Judge of the Circuit Court of Illinois for the 20th Judicial Circuit
- In office July 1, 2013 – September 18, 2020
- Appointed by: Supreme Court of Illinois
- In office September 2010 – December 2012
- Appointed by: Supreme Court of Illinois

Justice of the Illinois Appellate Court from the 5th district
- In office July 8, 2005 – December 4, 2006
- Appointed by: Supreme Court of Illinois

Personal details
- Born: 1962 (age 63–64) East St. Louis, Illinois, U.S.
- Party: Republican
- Alma mater: University of Dayton (BA) Saint Louis University (JD)

= Stephen P. McGlynn =

American judge (born 1962)

Stephen Patrick McGlynn (born 1962) is a United States district judge of the United States District Court for the Southern District of Illinois.

== Education ==

McGlynn earned his Bachelor of Arts from the University of Dayton and his Juris Doctor from the Saint Louis University School of Law.

== Legal career ==

McGlynn was in private practice at McGlynn & McGlynn, Attorneys at Law. He has also served as a Special Assistant Attorney General of Illinois from 1996 to 2005 under both Republican and Democrat Attorney Generals. McGlynn served as General Counsel for Kaskaskia Regional Port District.

McGlynn was admitted to practice law in Illinois in 1978, Missouri in 1988, before the U.S. Supreme Court in 1994, and before the 8th Circuit Court of Appeals in 1995.

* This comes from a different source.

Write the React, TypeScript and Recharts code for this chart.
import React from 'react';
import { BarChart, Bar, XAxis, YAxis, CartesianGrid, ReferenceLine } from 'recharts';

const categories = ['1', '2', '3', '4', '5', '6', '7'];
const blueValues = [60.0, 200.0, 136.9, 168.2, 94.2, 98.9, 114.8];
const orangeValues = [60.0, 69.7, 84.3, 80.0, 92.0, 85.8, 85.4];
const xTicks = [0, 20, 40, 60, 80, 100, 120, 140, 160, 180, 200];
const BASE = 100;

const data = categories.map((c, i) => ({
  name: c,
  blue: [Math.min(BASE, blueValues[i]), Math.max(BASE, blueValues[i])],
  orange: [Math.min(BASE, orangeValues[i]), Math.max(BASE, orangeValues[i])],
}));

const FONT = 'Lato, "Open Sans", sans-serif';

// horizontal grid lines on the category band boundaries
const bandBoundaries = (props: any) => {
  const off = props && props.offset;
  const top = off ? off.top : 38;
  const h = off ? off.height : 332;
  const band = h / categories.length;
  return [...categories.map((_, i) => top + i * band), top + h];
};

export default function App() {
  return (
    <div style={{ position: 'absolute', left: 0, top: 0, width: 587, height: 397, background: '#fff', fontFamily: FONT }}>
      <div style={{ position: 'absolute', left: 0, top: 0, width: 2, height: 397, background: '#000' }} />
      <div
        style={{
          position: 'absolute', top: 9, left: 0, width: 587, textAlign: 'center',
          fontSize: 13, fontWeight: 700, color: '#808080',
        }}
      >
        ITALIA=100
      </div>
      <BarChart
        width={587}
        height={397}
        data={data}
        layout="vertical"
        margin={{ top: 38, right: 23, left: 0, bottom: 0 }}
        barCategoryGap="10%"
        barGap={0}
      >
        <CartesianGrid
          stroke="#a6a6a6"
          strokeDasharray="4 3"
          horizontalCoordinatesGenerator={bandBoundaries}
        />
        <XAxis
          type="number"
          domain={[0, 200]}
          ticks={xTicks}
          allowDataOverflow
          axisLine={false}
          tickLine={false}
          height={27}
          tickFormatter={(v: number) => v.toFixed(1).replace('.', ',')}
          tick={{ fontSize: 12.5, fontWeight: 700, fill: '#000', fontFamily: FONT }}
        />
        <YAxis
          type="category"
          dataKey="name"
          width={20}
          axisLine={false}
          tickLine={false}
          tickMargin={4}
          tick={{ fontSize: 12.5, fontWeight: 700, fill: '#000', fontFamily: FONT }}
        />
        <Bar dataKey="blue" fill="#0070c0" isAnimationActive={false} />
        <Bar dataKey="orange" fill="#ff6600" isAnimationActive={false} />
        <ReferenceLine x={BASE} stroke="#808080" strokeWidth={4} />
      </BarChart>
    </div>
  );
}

=== State judicial service ===
On June 8, 2005, the Illinois Supreme Court announced its appointment of McGlynn to succeed Justice Clyde L. Kuehn, an interim appointee, as a justice of the Appellate Court of the 5th Judicial District, effective July 8, 2005.

In 2010, on the recommendation of Judge Lloyd A. Karmeier, the Illinois Supreme Court appointed McGlynn to a judgeship in the St. Clair Circuit Court.

From 2013 to 2020, McGlynn again served as a Judge for the St. Clair County Circuit Court after being appointed by the Supreme Court of Illinois. McGlynn's service as a state court judge ended when he became a federal district judge.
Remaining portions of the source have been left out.